Over recent years, solar trade spats have escalated among a number of key players. Though the European Union (EU) last year reached a settlement with Beijing over provisional anti-dumping duties, this June industry group EU ProSun asked the European Commission to investigate whether Chinese solar producers are violating the price undertaking deal. The measure follows the 28-country bloc’s decision to impose anti-dumping and countervailing duties on Chinese imports of solar glass.

China’s Ministry of Commerce at the end of April, meanwhile, confirmed final anti-dumping and anti-subsidy duties on imports of solar-grade polysilicon from the EU, mirroring duties filed at the start of the year on South Korean and U.S. polysilicon. Later that month, Australia’s anti-dumping commission also launched an investigation into allegations that Chinese companies have been dumping crystalline silicon PV solar panels and modules on the domestic market.

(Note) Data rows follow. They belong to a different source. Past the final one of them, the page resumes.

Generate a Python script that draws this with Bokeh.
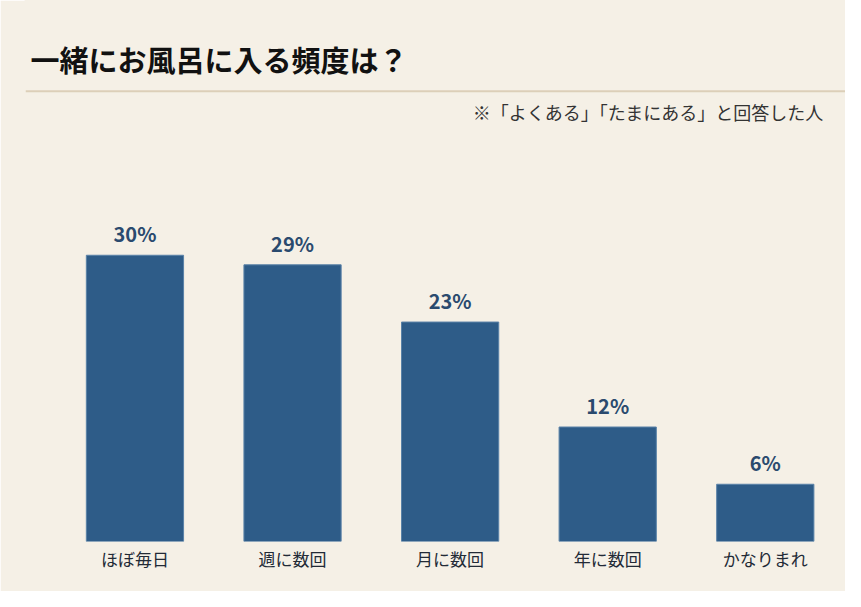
from bokeh.plotting import figure
from bokeh.models import ColumnDataSource, FixedTicker, Span, Label
from bokeh.core.properties import value
from bokeh.embed import file_html
from bokeh.resources import INLINE

categories = ["ほぼ毎日", "週に数回", "月に数回", "年に数回", "かなりまれ"]
values = [30, 29, 23, 12, 6]
labels = ["30%", "29%", "23%", "12%", "6%"]

title_text = "一緒にお風呂に入る頻度は？"
note_text = "※「よくある」「たまにある」と回答した人"

BG = "#f5f0e6"
BAR = "#2e5c88"
FONT = "Noto Sans CJK JP"

xs = list(range(len(categories)))
source = ColumnDataSource(dict(x=xs, top=values, label=labels))

p = figure(width=845, height=591, output_backend="svg", toolbar_location=None,
           x_range=(-0.6946, 4.509), y_range=(0, 56.7),
           min_border_left=25, min_border_right=0, min_border_top=0, min_border_bottom=50)
p.background_fill_color = BG
p.border_fill_color = BG
# cover the faint seam between frame and border
p.outline_line_color = BG
p.outline_line_width = 2
p.grid.grid_line_color = None
p.yaxis.visible = False

p.vbar(x="x", top="top", width=0.617, bottom=0, source=source,
       fill_color=BAR, line_color="#5a82a8", line_width=1)

p.text(x="x", y="top", text="label", source=source, text_align="center",
       text_baseline="bottom", y_offset=-7, text_font=value(FONT), text_font_style="bold",
       text_font_size="20px", text_color="#2a4a6e")

xa = p.xaxis[0]
xa.ticker = FixedTicker(ticks=xs)
xa.major_label_overrides = {i: c for i, c in enumerate(categories)}
xa.axis_line_color = None
xa.major_tick_line_color = None
xa.minor_tick_line_color = None
xa.major_tick_in = 0
xa.major_tick_out = 0
xa.major_label_standoff = 4
xa.major_label_text_font = FONT
xa.major_label_text_font_size = "17px"
xa.major_label_text_color = "#222a36"

p.add_layout(Span(location=47.2, dimension="width", line_color="#dccfb8", line_width=2))

p.add_layout(Label(x=-0.6635, y=50.6, text=title_text, text_font=FONT,
                   text_font_style="bold", text_font_size="29px", text_color="#111111",
                   text_baseline="middle", text_align="left"))
p.add_layout(Label(x=4.371, y=44.97, text=note_text, text_font=FONT,
                   text_font_size="18px", text_color="#333333",
                   text_baseline="middle", text_align="right"))

open("out.html", "w").write(file_html(p, INLINE))
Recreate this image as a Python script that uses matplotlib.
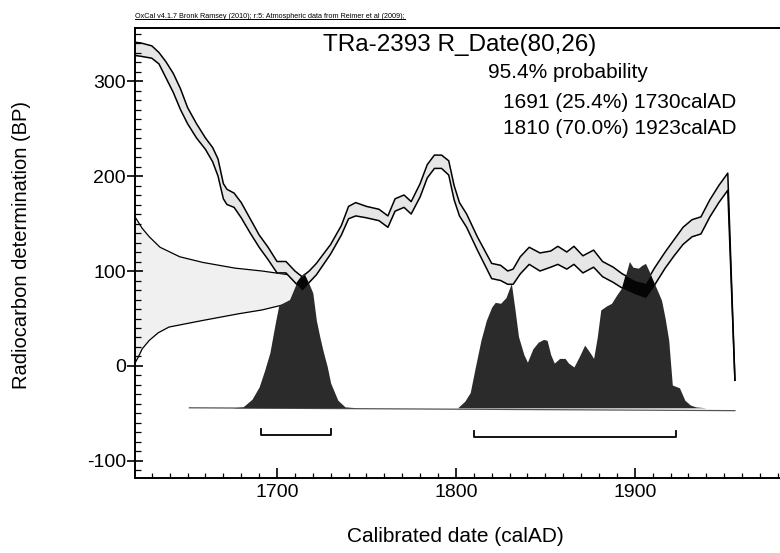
import matplotlib
matplotlib.use("Agg")
import matplotlib.pyplot as plt
import numpy as np
from matplotlib import font_manager
from matplotlib.lines import Line2D

# ---------------- data ----------------
header = "OxCal v4.1.7 Bronk Ramsey (2010); r:5: Atmospheric data from Reimer et al (2009);"
sample_name = "TRa-2393"
r_date = 80
r_err = 26
prob_total = 95.4
range_from = [1691, 1810]
range_to = [1730, 1923]
range_pct = [25.4, 70.0]

cal_years = [1620, 1624, 1630, 1634, 1638, 1642, 1646, 1650, 1655, 1660, 1664, 1667,
             1670, 1672, 1676, 1680, 1685, 1690, 1695, 1700, 1705, 1710, 1714, 1718,
             1722, 1730, 1736, 1740, 1744, 1750, 1757, 1762, 1766, 1771, 1775, 1780,
             1784, 1788, 1792, 1796, 1799, 1802, 1806, 1812, 1816, 1820, 1825, 1829,
             1832, 1836, 1841, 1847, 1853, 1857, 1862, 1866, 1871, 1877, 1882, 1888,
             1893, 1900, 1906, 1911, 1917, 1922, 1927, 1932, 1937, 1942, 1947, 1952,
             1956]
cal_upper = [341, 340, 337, 330, 320, 308, 292, 272, 255, 240, 230, 218,
             192, 186, 182, 172, 155, 138, 125, 110, 110, 100, 94, 100,
             108, 128, 148, 168, 172, 168, 165, 158, 176, 180, 173, 192,
             212, 222, 222, 216, 190, 172, 160, 136, 122, 108, 106, 100,
             102, 115, 125, 119, 121, 126, 120, 126, 116, 122, 110, 104,
             97, 90, 87, 103, 120, 133, 146, 154, 157, 175, 190, 203,
             -15]
cal_lower = [327, 326, 324, 318, 303, 288, 270, 255, 240, 228, 215, 200,
             176, 170, 167, 156, 140, 125, 112, 98, 98, 88, 80, 88,
             96, 118, 138, 155, 158, 156, 153, 146, 163, 167, 160, 178,
             198, 208, 208, 201, 175, 158, 146, 122, 107, 92, 90, 86,
             86, 97, 107, 100, 104, 107, 102, 107, 98, 104, 94, 88,
             82, 76, 72, 85, 103, 116, 128, 136, 139, 157, 172, 185,
             -15]

# posterior probability (height above its baseline, in BP units of the plot)
post_years = [1651, 1675, 1681, 1686, 1690, 1693, 1696, 1699, 1701, 1703, 1707, 1711,
              1715, 1718, 1720, 1722, 1724, 1726, 1728, 1730, 1734, 1738, 1745, 1801,
              1805, 1808, 1811, 1814, 1817, 1820, 1822, 1825, 1828, 1831, 1833, 1835,
              1838, 1840, 1843, 1846, 1849, 1851, 1853, 1855, 1858, 1861, 1863, 1866,
              1869, 1872, 1875, 1877, 1879, 1881, 1884, 1887, 1890, 1893, 1897, 1899,
              1902, 1904, 1906, 1908, 1910, 1913, 1915, 1917, 1919, 1921, 1925, 1928,
              1931, 1934, 1940, 1956]
post_prob = [0, 0, 1, 9, 22, 39, 58, 89, 108, 110, 114, 132,
             142, 130, 121, 92, 74, 58, 44, 26, 8, 1, 0, 0,
             7, 16, 44, 71, 92, 106, 111, 110, 116, 131, 104, 75,
             56, 48, 62, 69, 72, 71, 56, 47, 52, 52, 47, 43,
             54, 66, 58, 52, 74, 103, 107, 110, 119, 127, 154, 148,
             147, 150, 152, 144, 135, 122, 113, 94, 71, 24, 21, 8,
             3, 1, 0, 0]

# R_Date likelihood drawn against the y axis (BP, extent in years)
prior_bp = [3, 10, 18, 27, 35, 41, 48, 55, 59, 64, 72, 80, 88, 94, 96, 100, 103,
            109, 115, 125, 136, 145, 157]
prior_width = [0, 2, 4, 8, 13, 19, 38, 58, 71, 82, 93, 97, 95, 92, 86, 71, 56,
               38, 25, 14, 8, 4, 0]

# ---------------- style ----------------
fams = {f.name for f in font_manager.fontManager.ttflist}
FONT = "Liberation Sans" if "Liberation Sans" in fams else "DejaVu Sans"
NARROW = "Liberation Sans Narrow" if "Liberation Sans Narrow" in fams else FONT
plt.rcParams["font.family"] = [FONT, "DejaVu Sans"]
plt.rcParams["axes.unicode_minus"] = False

W, H = 780, 553
fig = plt.figure(figsize=(W / 100, H / 100), dpi=100)
left_px, right_px, top_px, bottom_px = 135, 780, 28, 478
ax = fig.add_axes([left_px / W, 1 - bottom_px / H, (right_px - left_px) / W,
                   (bottom_px - top_px) / H])
xmin, xmax = 1620.6, 1981.2
ymin, ymax = -117.9, 355.8
ax.set_xlim(xmin, xmax)
ax.set_ylim(ymin, ymax)

baseline = -44

# prior (R_Date) on the y axis
pw = np.array(prior_width, dtype=float)
ax.fill_betweenx(prior_bp, xmin, xmin + pw, color="#f0f0f0", lw=0, zorder=0.5)
ax.plot(xmin + pw, prior_bp, color="black", lw=0.9, zorder=0.6)

# calibration curve band
ax.fill_between(cal_years, cal_lower, cal_upper, color="#e6e6e6", lw=0, zorder=1)
ax.plot(cal_years, cal_upper, color="black", lw=1.1, zorder=2)
ax.plot(cal_years, cal_lower, color="black", lw=1.1, zorder=2)

# posterior
pp = np.array(post_prob, dtype=float)
post = ax.fill_between(post_years, baseline, baseline + pp, color="#2b2b2b", lw=0,
                       zorder=3)
ax.plot([post_years[0], post_years[-1]], [baseline, baseline - 3], color="#555555",
        lw=0.9, zorder=2.9)
dark = ax.fill_between(cal_years, cal_lower, cal_upper, color="#050505", lw=0,
                       zorder=4)
dark.set_clip_path(post.get_paths()[0], ax.transData)

# 95.4% range brackets
for a, b, yb in zip(range_from, range_to, [-73, -75]):
    ax.plot([a, a, b, b], [yb + 7, yb, yb, yb + 7], color="black", lw=1.3, zorder=5)

# axes styling
ax.spines["right"].set_visible(False)
for s in ["left", "top", "bottom"]:
    ax.spines[s].set_linewidth(1.4)
ax.set_xticks([1700, 1800, 1900])
ax.set_xticks(np.arange(1630, 1990, 10), minor=True)
ax.set_yticks([-100, 0, 100, 200, 300])
ax.set_yticks(np.arange(-110, 356, 10), minor=True)
ax.tick_params(axis="x", which="major", direction="in", length=7.5, width=1.2,
               labelsize=14, pad=4)
ax.tick_params(axis="x", which="minor", direction="in", length=3.6, width=0.9)
ax.tick_params(axis="y", which="major", direction="inout", length=11, width=1.2,
               labelsize=14, pad=1)
ax.tick_params(axis="y", which="minor", direction="in", length=4, width=0.9)

ax.set_xlabel("Calibrated date (calAD)", fontsize=15)
ax.xaxis.set_label_coords((455 - left_px) / (right_px - left_px),
                          (bottom_px - 537) / (bottom_px - top_px))
ax.xaxis.label.set_va("center")
ax.set_ylabel("Radiocarbon determination (BP)", fontsize=14.5)
ax.yaxis.set_label_coords((22 - left_px) / (right_px - left_px),
                          (bottom_px - 245) / (bottom_px - top_px))
ax.yaxis.label.set_va("center")

# texts
def fx(px):
    return px / W


def fy(py):
    return 1 - py / H


hdr = fig.text(fx(135), fy(16), header, fontsize=5.2, family=[NARROW, "DejaVu Sans"],
               ha="left", va="center")
fig.text(fx(323), fy(45), f"{sample_name} R_Date({r_date},{r_err})", fontsize=17.5,
         ha="left", va="center")
fig.text(fx(488), fy(73), f"{prob_total:.1f}% probability", fontsize=15,
         ha="left", va="center")
for i, (a, b, p) in enumerate(zip(range_from, range_to, range_pct)):
    fig.text(fx(503), fy(102 + 26 * i), f"{a} ({p:.1f}%) {b}calAD", fontsize=15,
             ha="left", va="center")

# underline header
fig.canvas.draw()
bb = hdr.get_window_extent()
fig.add_artist(Line2D([bb.x0 / W, bb.x1 / W], [(bb.y0 + 0.5) / H] * 2,
                      transform=fig.transFigure, color="black", lw=0.7))

fig.savefig("out.png", dpi=100)
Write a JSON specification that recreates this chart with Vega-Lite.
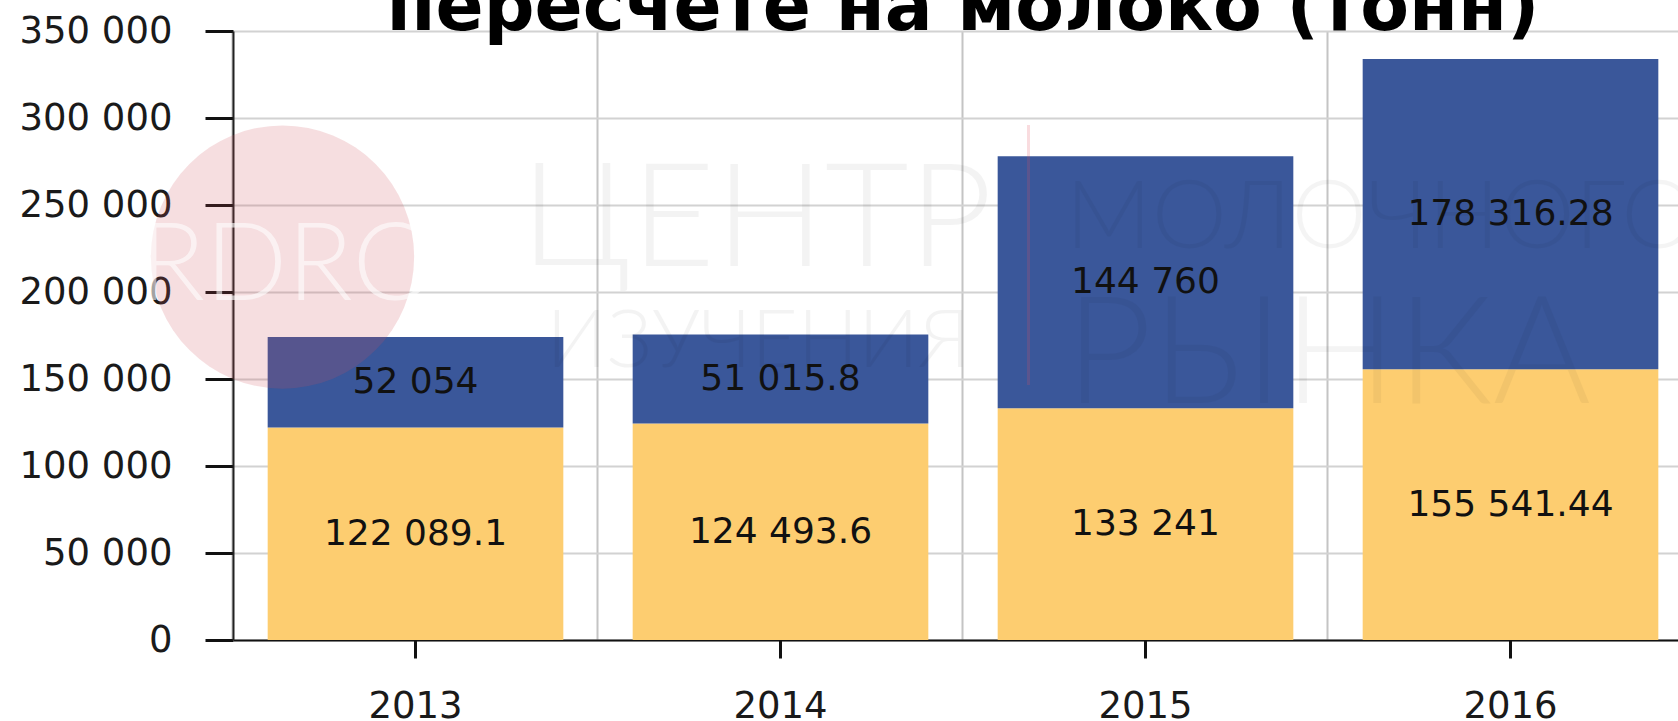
{
  "$schema": "https://vega.github.io/schema/vega-lite/v6.json",
  "width": 1460,
  "height": 609,
  "autosize": {"type": "none"},
  "padding": {"left": 233, "top": 31, "right": -15, "bottom": 81},
  "background": "white",
  "title": {
    "text": "пересчете на молоко (тонн)",
    "font": "DejaVu Sans",
    "fontSize": 71,
    "fontWeight": "bold",
    "color": "#000000",
    "anchor": "middle",
    "frame": "group",
    "baseline": "alphabetic",
    "offset": 0,
    "dy": 89
  },
  "config": {
    "locale": {"number": {"decimal": ".", "thousands": " ", "grouping": [3], "currency": ["", ""]}},
    "view": {"stroke": null},
    "axis": {"labelFont": "DejaVu Sans", "labelColor": "#1a1a1a"}
  },
  "data": {
    "values": [
      {"year": "2013", "series": "1", "value": 122089.1},
      {"year": "2013", "series": "2", "value": 52054},
      {"year": "2014", "series": "1", "value": 124493.6},
      {"year": "2014", "series": "2", "value": 51015.8},
      {"year": "2015", "series": "1", "value": 133241},
      {"year": "2015", "series": "2", "value": 144760},
      {"year": "2016", "series": "1", "value": 155541.44},
      {"year": "2016", "series": "2", "value": 178316.28}
    ]
  },
  "resolve": {"axis": {"x": "independent"}},
  "layer": [
    {
      "mark": {"type": "bar"},
      "encoding": {
        "x": {
          "field": "year", "type": "nominal",
          "scale": {"paddingInner": 0.19, "paddingOuter": 0.095},
          "axis": {
            "orient": "bottom", "title": null, "labels": false, "ticks": false,
            "grid": true, "bandPosition": -0.1173, "gridColor": "#c4c4c4", "gridWidth": 2,
            "domain": true, "domainColor": "#111111", "domainWidth": 2
          }
        },
        "y": {
          "field": "value", "type": "quantitative", "stack": "zero",
          "scale": {"domain": [0, 350000], "nice": false},
          "axis": {
            "title": null, "values": [0, 50000, 100000, 150000, 200000, 250000, 300000, 350000],
            "format": ",d", "labelFontSize": 37, "labelPadding": 33,
            "tickSize": 28, "tickWidth": 3, "tickColor": "#111111",
            "domainColor": "#222222", "domainWidth": 2,
            "grid": true, "gridColor": "#d2d2d2", "gridWidth": 2
          }
        },
        "color": {
          "field": "series", "type": "nominal",
          "scale": {"domain": ["1", "2"], "range": ["#FDCD70", "#3A579A"]},
          "legend": null
        },
        "order": {"field": "series", "sort": "ascending"}
      }
    },
    {
      "mark": {"type": "text", "font": "DejaVu Sans", "fontSize": 36, "color": "#111111", "baseline": "middle", "align": "center"},
      "encoding": {
        "x": {
          "field": "year", "type": "nominal",
          "axis": {
            "orient": "bottom", "title": null, "grid": false, "domain": false,
            "ticks": true, "tickSize": 18, "tickWidth": 3, "tickColor": "#111111",
            "labelFontSize": 37, "labelPadding": 30, "labelAngle": 0
          }
        },
        "y": {"field": "value", "type": "quantitative", "stack": "zero", "bandPosition": 0.5},
        "detail": {"field": "series"},
        "order": {"field": "series", "sort": "ascending"},
        "text": {"field": "value", "type": "quantitative", "format": ","}
      }
    },
    {
      "data": {"values": [{"label": "RDRC"}]},
      "mark": {"type": "point", "filled": true, "shape": "circle", "size": 69300, "color": "#d0505a", "opacity": 0.19, "xOffset": -133},
      "encoding": {
        "x": {"datum": "2013", "type": "nominal", "axis": null},
        "y": {"datum": 220100, "type": "quantitative"}
      }
    },
    {
      "data": {"values": [{"label": "RDRC"}]},
      "mark": {"type": "text", "font": "Lato", "fontWeight": 300, "fontSize": 108, "color": "white", "opacity": 0.6, "align": "center", "baseline": "middle", "xOffset": -133},
      "encoding": {
        "x": {"datum": "2013", "type": "nominal", "axis": null},
        "y": {"datum": 214000, "type": "quantitative"},
        "text": {"field": "label"}
      }
    },
    {
      "data": {"values": [{"label": "ЦЕНТР"}]},
      "mark": {"type": "text", "font": "Lato", "fontWeight": 300, "fontSize": 145, "color": "#000000", "opacity": 0.045, "align": "center", "baseline": "middle", "xOffset": -24},
      "encoding": {
        "x": {"datum": "2014", "type": "nominal", "axis": null},
        "y": {"datum": 240230, "type": "quantitative"},
        "text": {"field": "label"}
      }
    },
    {
      "data": {"values": [{"label": "ИЗУЧЕНИЯ"}]},
      "mark": {"type": "text", "font": "Lato", "fontWeight": 300, "fontSize": 80, "color": "#000000", "opacity": 0.045, "align": "center", "baseline": "middle", "xOffset": -22},
      "encoding": {
        "x": {"datum": "2014", "type": "nominal", "axis": null},
        "y": {"datum": 170690, "type": "quantitative"},
        "text": {"field": "label"}
      }
    },
    {
      "data": {"values": [{"label": "МОЛОЧНОГО"}]},
      "mark": {"type": "text", "font": "Lato", "fontWeight": 300, "fontSize": 95, "color": "#000000", "opacity": 0.04, "align": "left", "baseline": "middle", "xOffset": -80},
      "encoding": {
        "x": {"datum": "2015", "type": "nominal", "axis": null},
        "y": {"datum": 241950, "type": "quantitative"},
        "text": {"field": "label"}
      }
    },
    {
      "data": {"values": [{"label": "РЫНКА"}]},
      "mark": {"type": "text", "font": "Lato", "fontWeight": 300, "fontSize": 150, "color": "#000000", "opacity": 0.04, "align": "left", "baseline": "middle", "xOffset": -80},
      "encoding": {
        "x": {"datum": "2015", "type": "nominal", "axis": null},
        "y": {"datum": 162070, "type": "quantitative"},
        "text": {"field": "label"}
      }
    },
    {
      "data": {"values": [{"label": "line"}]},
      "mark": {"type": "rule", "color": "#e05060", "opacity": 0.2, "strokeWidth": 3, "xOffset": -117},
      "encoding": {
        "x": {"datum": "2015", "type": "nominal", "axis": null},
        "y": {"datum": 296000, "type": "quantitative"},
        "y2": {"datum": 146550}
      }
    }
  ]
}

Then, in May the U.S. filed a complaint with the WTO against India’s local content requirements in the South Asian nation’s solar program. But in August, India confirmed it would not impose anti-dumping duties on imports of solar products from the U.S., China, Taiwan, and Malaysia, even though the country’s Ministry of Commerce (under the previous administration) claimed to have found evidence of dumping.

To resolve bitter trade disputes stemming from renewables and environmental goods, 14 WTO members—some of the world’s largest importers and exporters of environmental products, including the EU, the U.S., and China—are looking to hammer out tariff-cutting deals based on different categories and sectors. A second round of talks to clinch the “Environmental Goods Agreement” was held in October.